Representing Mayor Fulop, Barkha Patel, Jersey City’s Director of Infrastructure, noted that “Billions of dollars have been invested into highway expansion projects across the country in the name of increased capacity and these projects have resulted in worsened conditions almost immediately after being completed.”
“This is one of the worst ideas in Hudson County in recent memory” said Ward E Councilman James Solomon.
“If you need to find something to do with five billion dollars, I have some suggestions” quipped Ward F Councilman Frank Gilmore.
John Reichman of Empower New Jersey, which includes 135 groups across the state, listed numerous road widening project from California to Connecticut that have been cancelled. “All over the country, people are beating back highway projects.”

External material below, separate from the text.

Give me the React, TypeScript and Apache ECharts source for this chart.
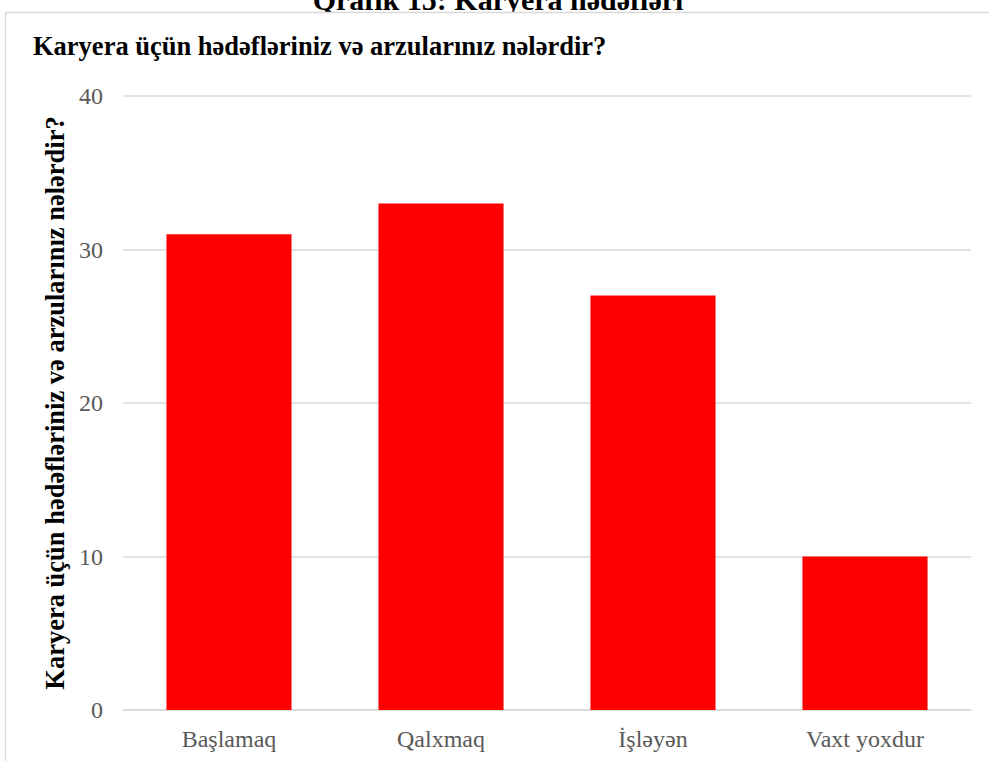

Said Doug O’Malley of Environment New Jersey. “This is fight for the quality of life for Jersey City residents.”
Hudson County Commissioner William O’Dea said “Phil Murphy should just come one day and just walk…and after he walks about a mile and sees the impact it’s going to have on existing properties, on a public housing site…on Ferris High School…I think he would realize that’s it, kill the idea.”
In August, a group representing building trades condemned the votes of the Jersey City and Hoboken city councils, writing that “Road expansion will reduce congestion and pollution from vehicles idling as well as grow both the local and regional economies.”
In September, Congressman-elect Rob Menendez proposed a compromise plan that would incorporate a Bus Rapid Transit (BRT) lane and designated truck-only entrances and exits for Greenville and Bayonne.